> **What the task asks**: Quote word for word the lines below, beginning with the first and ending with the one that has "const seriesRed = [1.016, 1.013, 1.050, 1.085, 1.114];". Drop the pictures.

> **Data lines**:
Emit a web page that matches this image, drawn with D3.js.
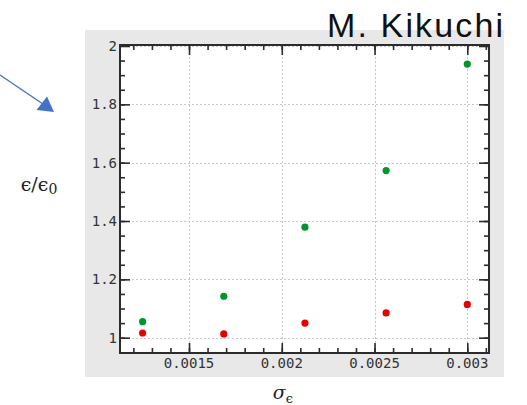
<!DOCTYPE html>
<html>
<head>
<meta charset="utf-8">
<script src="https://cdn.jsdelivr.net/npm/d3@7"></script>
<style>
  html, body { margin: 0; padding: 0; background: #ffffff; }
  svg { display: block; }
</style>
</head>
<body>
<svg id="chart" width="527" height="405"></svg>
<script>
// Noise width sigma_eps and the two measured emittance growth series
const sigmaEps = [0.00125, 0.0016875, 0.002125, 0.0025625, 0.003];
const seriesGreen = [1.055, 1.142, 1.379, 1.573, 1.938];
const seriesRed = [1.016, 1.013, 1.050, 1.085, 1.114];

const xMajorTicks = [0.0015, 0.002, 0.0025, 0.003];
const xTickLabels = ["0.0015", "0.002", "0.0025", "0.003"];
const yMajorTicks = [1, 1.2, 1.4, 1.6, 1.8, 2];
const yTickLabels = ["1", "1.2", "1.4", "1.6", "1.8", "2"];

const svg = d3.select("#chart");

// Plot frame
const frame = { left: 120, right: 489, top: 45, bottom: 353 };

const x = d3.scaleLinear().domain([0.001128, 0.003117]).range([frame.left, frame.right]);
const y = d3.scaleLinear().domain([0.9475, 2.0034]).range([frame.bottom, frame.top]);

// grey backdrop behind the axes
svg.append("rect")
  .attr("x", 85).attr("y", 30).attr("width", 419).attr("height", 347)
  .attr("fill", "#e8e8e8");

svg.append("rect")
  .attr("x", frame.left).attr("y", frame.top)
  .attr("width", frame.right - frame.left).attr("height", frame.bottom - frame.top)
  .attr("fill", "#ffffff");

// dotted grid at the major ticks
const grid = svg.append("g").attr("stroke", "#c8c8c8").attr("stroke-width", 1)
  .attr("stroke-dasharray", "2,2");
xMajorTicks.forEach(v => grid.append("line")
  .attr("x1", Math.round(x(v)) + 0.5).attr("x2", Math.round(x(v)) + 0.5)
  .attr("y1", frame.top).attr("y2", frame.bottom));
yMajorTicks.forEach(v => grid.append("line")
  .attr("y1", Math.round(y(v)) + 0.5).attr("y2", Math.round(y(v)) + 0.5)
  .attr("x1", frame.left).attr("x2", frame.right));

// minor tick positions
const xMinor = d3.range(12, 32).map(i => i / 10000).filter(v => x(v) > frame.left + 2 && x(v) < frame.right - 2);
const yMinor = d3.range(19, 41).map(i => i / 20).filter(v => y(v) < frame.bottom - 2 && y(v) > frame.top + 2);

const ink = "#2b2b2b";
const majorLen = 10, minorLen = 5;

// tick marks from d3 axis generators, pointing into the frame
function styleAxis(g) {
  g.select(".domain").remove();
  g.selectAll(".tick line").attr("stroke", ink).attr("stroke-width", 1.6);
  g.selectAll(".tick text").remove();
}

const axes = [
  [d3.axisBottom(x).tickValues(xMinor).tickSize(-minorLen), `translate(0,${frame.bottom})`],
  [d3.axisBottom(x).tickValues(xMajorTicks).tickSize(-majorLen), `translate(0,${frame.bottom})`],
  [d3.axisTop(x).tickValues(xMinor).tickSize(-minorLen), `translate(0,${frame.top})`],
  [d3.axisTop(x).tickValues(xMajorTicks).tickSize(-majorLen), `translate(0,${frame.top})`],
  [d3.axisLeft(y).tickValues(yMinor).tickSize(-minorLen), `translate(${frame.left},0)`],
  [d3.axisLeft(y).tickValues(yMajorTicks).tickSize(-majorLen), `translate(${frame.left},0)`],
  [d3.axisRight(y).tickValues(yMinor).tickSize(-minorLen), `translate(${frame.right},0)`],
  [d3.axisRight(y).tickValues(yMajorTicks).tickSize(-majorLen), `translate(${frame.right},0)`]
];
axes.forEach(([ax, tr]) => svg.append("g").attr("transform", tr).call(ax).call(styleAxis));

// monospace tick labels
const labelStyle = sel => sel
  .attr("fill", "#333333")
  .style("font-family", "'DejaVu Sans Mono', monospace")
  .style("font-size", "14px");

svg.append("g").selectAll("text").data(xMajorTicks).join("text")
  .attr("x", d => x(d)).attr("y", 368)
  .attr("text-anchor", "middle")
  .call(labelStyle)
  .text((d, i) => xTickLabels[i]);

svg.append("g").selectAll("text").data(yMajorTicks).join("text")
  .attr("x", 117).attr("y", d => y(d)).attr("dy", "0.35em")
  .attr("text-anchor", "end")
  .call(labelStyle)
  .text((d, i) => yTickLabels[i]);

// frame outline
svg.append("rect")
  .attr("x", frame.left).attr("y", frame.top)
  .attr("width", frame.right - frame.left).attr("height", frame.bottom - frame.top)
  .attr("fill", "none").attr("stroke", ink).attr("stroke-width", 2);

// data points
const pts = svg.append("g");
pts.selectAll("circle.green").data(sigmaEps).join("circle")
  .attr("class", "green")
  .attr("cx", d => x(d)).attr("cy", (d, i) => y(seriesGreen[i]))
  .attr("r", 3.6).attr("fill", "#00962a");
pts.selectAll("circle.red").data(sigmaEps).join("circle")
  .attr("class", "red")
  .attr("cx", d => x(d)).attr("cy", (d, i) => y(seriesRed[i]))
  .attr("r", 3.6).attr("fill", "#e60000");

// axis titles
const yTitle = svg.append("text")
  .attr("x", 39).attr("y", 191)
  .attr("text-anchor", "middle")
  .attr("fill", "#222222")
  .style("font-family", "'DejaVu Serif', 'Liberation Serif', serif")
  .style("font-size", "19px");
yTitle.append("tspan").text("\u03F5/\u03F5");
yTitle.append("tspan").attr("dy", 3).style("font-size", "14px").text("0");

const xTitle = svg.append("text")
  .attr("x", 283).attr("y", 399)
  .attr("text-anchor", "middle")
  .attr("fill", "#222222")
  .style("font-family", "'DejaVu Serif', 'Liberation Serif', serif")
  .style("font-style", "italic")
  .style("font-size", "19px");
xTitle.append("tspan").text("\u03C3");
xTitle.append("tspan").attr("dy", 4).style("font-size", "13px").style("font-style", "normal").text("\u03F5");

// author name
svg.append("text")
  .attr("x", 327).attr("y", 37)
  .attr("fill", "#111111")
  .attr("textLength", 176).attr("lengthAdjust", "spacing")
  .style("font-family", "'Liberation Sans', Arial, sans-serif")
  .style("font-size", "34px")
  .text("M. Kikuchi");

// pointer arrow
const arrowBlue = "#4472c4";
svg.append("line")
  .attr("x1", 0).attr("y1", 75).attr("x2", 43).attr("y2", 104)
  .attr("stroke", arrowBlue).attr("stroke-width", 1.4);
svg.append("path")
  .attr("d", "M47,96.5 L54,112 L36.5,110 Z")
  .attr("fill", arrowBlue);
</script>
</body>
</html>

> **Task solution**:
Emit a web page that matches this image, drawn with D3.js.
<!DOCTYPE html>
<html>
<head>
<meta charset="utf-8">
<script src="https://cdn.jsdelivr.net/npm/d3@7"></script>
<style>
  html, body { margin: 0; padding: 0; background: #ffffff; }
  svg { display: block; }
</style>
</head>
<body>
<svg id="chart" width="527" height="405"></svg>
<script>
// Noise width sigma_eps and the two measured emittance growth series
const sigmaEps = [0.00125, 0.0016875, 0.002125, 0.0025625, 0.003];
const seriesGreen = [1.055, 1.142, 1.379, 1.573, 1.938];
const seriesRed = [1.016, 1.013, 1.050, 1.085, 1.114];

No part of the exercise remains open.